Begin

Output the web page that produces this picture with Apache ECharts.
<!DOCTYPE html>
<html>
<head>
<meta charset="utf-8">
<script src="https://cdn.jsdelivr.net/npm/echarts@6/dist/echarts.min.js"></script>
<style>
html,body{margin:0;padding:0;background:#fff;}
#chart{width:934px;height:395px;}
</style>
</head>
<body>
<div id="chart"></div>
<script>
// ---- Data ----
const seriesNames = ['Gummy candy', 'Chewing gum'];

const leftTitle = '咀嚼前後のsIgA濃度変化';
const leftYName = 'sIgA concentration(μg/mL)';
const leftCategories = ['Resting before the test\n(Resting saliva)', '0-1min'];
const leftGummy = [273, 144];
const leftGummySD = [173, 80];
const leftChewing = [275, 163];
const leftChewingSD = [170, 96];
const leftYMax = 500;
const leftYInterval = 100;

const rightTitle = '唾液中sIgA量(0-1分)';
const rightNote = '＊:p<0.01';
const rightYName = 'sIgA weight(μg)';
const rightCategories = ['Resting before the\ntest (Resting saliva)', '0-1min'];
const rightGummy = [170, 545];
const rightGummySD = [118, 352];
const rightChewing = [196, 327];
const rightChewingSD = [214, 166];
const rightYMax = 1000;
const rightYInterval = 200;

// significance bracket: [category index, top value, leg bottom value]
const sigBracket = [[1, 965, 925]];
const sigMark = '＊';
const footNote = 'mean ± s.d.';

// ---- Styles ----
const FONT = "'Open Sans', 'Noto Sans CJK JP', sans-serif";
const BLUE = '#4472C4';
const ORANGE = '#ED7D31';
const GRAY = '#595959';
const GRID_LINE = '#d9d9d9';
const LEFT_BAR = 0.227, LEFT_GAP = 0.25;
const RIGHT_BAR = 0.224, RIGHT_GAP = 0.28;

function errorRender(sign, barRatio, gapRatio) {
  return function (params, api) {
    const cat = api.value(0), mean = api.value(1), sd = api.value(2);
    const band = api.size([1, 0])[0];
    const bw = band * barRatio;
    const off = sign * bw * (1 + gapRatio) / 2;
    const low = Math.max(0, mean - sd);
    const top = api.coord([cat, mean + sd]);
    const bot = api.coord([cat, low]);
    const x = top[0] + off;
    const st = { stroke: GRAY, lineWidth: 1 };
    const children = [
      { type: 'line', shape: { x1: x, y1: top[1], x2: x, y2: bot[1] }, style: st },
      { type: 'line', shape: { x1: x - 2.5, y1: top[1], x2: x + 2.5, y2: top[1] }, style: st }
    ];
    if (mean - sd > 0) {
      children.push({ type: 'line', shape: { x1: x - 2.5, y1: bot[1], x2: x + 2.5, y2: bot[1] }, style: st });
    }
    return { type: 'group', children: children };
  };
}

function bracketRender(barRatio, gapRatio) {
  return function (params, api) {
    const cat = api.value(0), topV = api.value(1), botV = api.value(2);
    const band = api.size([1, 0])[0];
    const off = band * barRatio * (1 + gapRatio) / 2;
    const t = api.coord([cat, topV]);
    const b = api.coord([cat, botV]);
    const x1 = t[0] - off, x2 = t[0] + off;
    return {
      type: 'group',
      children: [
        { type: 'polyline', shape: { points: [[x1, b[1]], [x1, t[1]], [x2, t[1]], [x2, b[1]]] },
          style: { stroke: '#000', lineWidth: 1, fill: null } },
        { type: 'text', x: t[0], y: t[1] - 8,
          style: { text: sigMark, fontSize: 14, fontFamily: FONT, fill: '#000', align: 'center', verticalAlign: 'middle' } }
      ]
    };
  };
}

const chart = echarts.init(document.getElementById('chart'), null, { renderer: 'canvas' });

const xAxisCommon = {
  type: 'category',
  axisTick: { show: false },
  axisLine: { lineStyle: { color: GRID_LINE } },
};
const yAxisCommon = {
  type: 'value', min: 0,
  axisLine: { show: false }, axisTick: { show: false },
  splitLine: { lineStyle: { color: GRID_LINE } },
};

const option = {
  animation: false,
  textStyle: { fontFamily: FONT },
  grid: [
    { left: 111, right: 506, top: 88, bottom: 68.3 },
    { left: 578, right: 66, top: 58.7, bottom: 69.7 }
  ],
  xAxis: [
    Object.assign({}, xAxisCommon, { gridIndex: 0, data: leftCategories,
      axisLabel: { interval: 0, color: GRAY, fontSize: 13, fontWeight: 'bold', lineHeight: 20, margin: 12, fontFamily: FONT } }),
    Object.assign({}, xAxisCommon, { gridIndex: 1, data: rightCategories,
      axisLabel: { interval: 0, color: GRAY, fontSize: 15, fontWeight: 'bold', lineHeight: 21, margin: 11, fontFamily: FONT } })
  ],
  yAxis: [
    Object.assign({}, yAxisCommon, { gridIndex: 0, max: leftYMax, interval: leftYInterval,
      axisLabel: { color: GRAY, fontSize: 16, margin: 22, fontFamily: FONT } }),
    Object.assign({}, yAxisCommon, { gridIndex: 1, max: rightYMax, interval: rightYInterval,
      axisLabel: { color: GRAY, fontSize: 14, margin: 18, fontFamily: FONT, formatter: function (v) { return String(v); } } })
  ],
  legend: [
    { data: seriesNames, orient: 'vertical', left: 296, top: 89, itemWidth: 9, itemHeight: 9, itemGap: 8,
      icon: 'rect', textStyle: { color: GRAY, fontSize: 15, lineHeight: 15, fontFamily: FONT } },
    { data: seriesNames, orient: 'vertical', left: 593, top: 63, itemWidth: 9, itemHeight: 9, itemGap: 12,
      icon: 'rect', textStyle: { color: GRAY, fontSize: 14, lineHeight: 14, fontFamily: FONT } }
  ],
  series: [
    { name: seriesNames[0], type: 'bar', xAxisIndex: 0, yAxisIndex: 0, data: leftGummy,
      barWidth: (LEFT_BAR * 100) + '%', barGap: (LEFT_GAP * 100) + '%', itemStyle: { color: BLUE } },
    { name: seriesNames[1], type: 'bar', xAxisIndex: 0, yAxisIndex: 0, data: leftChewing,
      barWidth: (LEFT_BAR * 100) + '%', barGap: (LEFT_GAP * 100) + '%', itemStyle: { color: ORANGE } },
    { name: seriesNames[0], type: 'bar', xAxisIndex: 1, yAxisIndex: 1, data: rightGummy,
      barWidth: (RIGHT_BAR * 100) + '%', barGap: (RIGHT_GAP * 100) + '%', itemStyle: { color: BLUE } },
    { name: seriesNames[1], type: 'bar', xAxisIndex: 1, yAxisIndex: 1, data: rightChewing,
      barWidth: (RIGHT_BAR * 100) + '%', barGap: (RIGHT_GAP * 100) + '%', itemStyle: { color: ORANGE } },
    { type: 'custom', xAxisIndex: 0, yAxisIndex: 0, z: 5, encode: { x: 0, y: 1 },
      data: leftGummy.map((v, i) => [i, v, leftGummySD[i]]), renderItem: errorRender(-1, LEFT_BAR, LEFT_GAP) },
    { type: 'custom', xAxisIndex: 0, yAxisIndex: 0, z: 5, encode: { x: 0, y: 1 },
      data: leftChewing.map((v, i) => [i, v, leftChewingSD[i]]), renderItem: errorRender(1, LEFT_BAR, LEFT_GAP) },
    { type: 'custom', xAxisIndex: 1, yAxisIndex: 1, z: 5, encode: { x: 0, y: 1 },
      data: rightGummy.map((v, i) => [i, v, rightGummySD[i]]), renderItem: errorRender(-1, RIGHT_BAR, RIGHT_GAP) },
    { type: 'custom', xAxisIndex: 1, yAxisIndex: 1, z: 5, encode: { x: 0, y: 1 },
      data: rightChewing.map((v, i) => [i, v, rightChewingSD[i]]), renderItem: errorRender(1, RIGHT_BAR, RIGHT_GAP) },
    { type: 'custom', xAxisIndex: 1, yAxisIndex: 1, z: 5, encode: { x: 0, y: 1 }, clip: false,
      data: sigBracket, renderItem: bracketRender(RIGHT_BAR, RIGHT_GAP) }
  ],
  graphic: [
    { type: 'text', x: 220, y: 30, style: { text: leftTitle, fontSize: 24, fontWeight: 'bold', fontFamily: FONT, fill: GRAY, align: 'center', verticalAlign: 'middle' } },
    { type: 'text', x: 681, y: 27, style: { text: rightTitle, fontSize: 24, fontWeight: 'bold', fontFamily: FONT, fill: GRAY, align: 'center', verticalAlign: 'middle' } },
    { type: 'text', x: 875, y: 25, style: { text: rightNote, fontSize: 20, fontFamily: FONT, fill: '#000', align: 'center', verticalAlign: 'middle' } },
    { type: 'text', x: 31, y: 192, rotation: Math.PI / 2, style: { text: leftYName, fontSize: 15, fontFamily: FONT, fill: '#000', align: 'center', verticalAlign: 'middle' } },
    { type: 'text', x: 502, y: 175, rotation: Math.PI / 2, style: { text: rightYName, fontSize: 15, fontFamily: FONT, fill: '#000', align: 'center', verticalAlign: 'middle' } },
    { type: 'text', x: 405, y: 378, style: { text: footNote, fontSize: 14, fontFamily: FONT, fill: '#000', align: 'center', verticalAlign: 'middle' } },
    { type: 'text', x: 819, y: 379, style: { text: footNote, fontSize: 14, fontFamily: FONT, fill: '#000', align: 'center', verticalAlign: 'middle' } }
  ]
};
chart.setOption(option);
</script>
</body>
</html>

End
Begin

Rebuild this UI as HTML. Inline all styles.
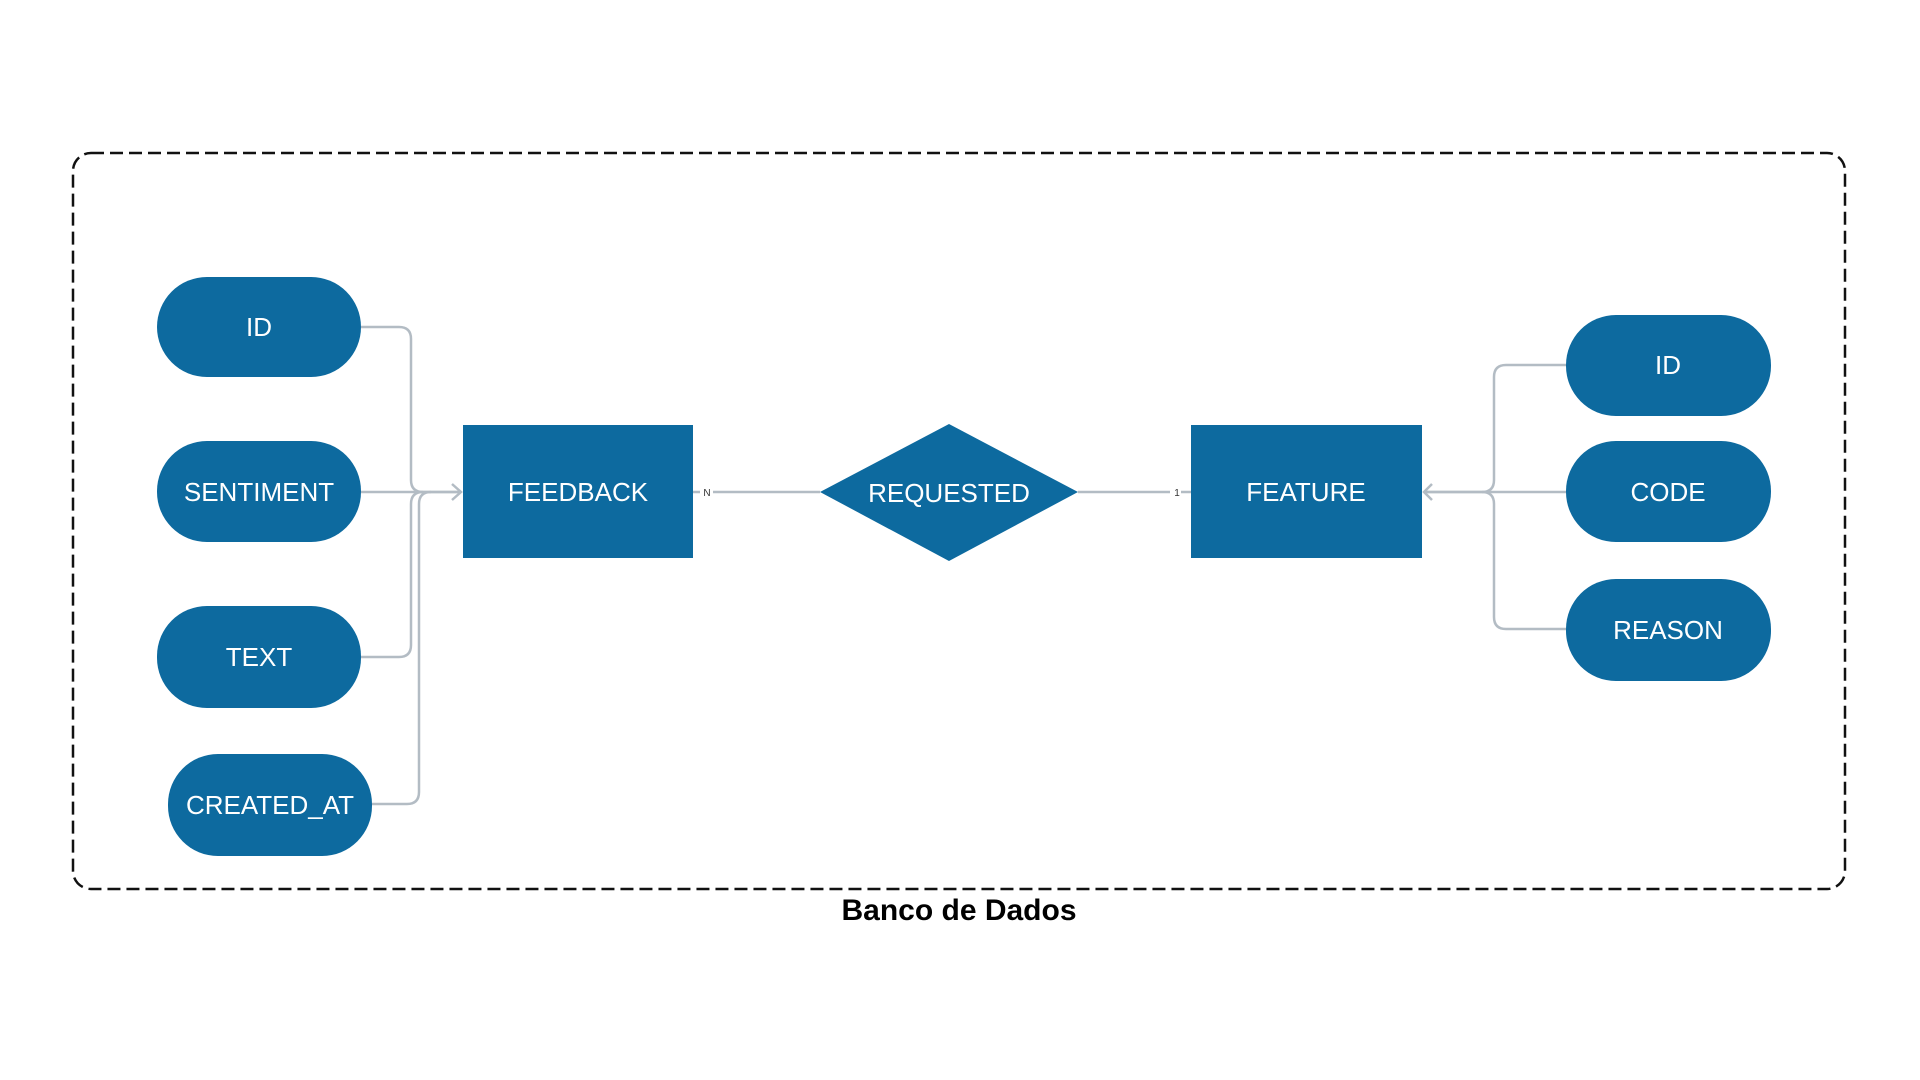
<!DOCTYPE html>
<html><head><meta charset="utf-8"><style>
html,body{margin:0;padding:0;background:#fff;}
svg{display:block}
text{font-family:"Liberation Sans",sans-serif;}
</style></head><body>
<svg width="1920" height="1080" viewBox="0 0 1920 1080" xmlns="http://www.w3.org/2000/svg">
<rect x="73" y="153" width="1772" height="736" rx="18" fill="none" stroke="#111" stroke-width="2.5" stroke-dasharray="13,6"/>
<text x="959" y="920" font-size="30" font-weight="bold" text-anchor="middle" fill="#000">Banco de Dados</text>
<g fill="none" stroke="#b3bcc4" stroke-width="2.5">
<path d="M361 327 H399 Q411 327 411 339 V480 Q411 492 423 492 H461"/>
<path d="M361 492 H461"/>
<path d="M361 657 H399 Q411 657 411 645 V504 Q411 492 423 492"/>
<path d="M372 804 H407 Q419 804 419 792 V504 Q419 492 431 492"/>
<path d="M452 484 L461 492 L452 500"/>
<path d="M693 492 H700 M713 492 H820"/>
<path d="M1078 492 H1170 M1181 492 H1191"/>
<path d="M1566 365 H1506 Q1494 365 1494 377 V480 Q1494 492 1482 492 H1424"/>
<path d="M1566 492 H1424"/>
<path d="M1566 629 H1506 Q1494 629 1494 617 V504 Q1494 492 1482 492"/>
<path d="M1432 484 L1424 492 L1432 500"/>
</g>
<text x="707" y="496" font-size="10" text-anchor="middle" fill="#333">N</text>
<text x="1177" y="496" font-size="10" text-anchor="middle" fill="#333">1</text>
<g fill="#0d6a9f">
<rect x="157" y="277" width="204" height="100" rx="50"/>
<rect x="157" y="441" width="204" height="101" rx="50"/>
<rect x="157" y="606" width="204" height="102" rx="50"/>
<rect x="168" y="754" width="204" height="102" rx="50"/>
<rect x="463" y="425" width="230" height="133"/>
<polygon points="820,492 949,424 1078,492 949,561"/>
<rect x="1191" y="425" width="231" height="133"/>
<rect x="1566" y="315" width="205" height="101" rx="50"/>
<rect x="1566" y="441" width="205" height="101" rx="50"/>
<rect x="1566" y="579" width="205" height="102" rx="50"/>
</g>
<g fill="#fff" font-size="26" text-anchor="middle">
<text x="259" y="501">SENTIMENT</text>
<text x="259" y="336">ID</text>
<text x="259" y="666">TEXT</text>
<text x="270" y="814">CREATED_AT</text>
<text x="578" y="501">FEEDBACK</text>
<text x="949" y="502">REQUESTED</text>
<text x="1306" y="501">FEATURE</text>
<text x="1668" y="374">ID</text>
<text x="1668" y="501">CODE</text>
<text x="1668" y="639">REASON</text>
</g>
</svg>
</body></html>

End
Begin

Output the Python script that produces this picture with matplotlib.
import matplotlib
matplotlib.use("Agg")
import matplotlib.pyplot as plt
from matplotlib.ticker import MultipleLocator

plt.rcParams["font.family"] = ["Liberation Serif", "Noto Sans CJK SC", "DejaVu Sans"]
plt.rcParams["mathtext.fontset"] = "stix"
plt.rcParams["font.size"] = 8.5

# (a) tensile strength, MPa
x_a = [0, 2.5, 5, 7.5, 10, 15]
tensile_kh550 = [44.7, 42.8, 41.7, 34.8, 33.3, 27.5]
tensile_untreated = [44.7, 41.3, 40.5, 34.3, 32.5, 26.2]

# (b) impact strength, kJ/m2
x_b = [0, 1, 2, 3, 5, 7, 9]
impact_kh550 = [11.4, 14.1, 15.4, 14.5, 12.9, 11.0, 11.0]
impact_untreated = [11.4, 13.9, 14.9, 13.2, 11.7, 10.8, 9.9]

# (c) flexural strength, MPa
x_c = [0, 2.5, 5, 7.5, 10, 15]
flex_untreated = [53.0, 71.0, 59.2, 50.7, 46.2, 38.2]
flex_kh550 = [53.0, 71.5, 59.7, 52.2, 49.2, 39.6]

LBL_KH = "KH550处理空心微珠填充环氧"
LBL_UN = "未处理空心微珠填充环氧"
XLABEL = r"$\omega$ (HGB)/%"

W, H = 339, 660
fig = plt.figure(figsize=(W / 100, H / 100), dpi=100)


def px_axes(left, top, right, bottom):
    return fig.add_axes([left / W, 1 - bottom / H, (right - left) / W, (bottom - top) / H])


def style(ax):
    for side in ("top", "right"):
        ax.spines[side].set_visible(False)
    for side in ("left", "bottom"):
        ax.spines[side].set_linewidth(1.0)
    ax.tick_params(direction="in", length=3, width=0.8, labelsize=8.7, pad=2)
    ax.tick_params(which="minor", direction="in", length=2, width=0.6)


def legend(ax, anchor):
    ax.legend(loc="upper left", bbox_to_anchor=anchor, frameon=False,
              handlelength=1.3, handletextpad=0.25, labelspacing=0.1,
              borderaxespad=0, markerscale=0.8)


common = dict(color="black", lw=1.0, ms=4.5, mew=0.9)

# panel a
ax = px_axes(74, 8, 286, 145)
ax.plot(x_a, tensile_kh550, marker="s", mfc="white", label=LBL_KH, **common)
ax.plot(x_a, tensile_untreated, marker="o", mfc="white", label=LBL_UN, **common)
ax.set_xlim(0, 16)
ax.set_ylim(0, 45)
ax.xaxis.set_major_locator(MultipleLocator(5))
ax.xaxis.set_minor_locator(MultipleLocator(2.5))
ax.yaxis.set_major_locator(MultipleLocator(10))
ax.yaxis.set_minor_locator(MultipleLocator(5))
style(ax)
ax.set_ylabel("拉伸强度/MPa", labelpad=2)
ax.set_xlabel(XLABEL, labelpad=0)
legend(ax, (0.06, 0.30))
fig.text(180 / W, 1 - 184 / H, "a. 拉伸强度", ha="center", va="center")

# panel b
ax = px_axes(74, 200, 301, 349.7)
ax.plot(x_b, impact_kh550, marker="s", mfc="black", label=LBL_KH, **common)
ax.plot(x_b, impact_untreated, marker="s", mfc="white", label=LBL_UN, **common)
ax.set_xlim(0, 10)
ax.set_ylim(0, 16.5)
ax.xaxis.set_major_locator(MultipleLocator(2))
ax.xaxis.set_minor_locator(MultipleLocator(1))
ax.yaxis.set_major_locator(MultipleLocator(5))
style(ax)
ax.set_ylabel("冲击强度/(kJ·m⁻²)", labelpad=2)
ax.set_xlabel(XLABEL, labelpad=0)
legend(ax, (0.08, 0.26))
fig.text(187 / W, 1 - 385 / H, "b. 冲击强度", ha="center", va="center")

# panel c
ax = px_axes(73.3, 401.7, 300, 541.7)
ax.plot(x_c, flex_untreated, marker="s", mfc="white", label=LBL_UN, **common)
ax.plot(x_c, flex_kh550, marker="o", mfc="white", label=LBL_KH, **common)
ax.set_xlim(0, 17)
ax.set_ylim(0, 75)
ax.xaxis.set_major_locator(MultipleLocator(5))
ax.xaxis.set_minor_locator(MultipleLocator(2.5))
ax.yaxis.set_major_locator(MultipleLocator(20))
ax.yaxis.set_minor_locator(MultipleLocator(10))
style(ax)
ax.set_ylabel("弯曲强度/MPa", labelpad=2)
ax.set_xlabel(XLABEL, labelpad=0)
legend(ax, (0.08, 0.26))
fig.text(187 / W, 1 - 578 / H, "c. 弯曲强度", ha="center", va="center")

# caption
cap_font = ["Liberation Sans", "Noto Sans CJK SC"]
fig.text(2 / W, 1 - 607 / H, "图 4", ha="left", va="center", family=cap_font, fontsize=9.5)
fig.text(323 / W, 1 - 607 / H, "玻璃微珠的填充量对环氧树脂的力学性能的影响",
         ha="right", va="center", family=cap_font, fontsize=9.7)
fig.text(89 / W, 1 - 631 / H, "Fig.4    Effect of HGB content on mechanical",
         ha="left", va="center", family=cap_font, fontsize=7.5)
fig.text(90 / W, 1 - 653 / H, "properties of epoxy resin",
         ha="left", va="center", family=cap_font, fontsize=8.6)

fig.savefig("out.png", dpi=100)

End

__Short task__:
From the line containing "Output the web" down to the line containing "const RIGHT_BAR = 0.224, RIGHT_GAP = 0.28;" in the material above, reproduce every line exactly, including the two end lines.

__Response to this task__:
Output the web page that produces this picture with Apache ECharts.
<!DOCTYPE html>
<html>
<head>
<meta charset="utf-8">
<script src="https://cdn.jsdelivr.net/npm/echarts@6/dist/echarts.min.js"></script>
<style>
html,body{margin:0;padding:0;background:#fff;}
#chart{width:934px;height:395px;}
</style>
</head>
<body>
<div id="chart"></div>
<script>
// ---- Data ----
const seriesNames = ['Gummy candy', 'Chewing gum'];

const leftTitle = '咀嚼前後のsIgA濃度変化';
const leftYName = 'sIgA concentration(μg/mL)';
const leftCategories = ['Resting before the test\n(Resting saliva)', '0-1min'];
const leftGummy = [273, 144];
const leftGummySD = [173, 80];
const leftChewing = [275, 163];
const leftChewingSD = [170, 96];
const leftYMax = 500;
const leftYInterval = 100;

const rightTitle = '唾液中sIgA量(0-1分)';
const rightNote = '＊:p<0.01';
const rightYName = 'sIgA weight(μg)';
const rightCategories = ['Resting before the\ntest (Resting saliva)', '0-1min'];
const rightGummy = [170, 545];
const rightGummySD = [118, 352];
const rightChewing = [196, 327];
const rightChewingSD = [214, 166];
const rightYMax = 1000;
const rightYInterval = 200;

// significance bracket: [category index, top value, leg bottom value]
const sigBracket = [[1, 965, 925]];
const sigMark = '＊';
const footNote = 'mean ± s.d.';

// ---- Styles ----
const FONT = "'Open Sans', 'Noto Sans CJK JP', sans-serif";
const BLUE = '#4472C4';
const ORANGE = '#ED7D31';
const GRAY = '#595959';
const GRID_LINE = '#d9d9d9';
const LEFT_BAR = 0.227, LEFT_GAP = 0.25;
const RIGHT_BAR = 0.224, RIGHT_GAP = 0.28;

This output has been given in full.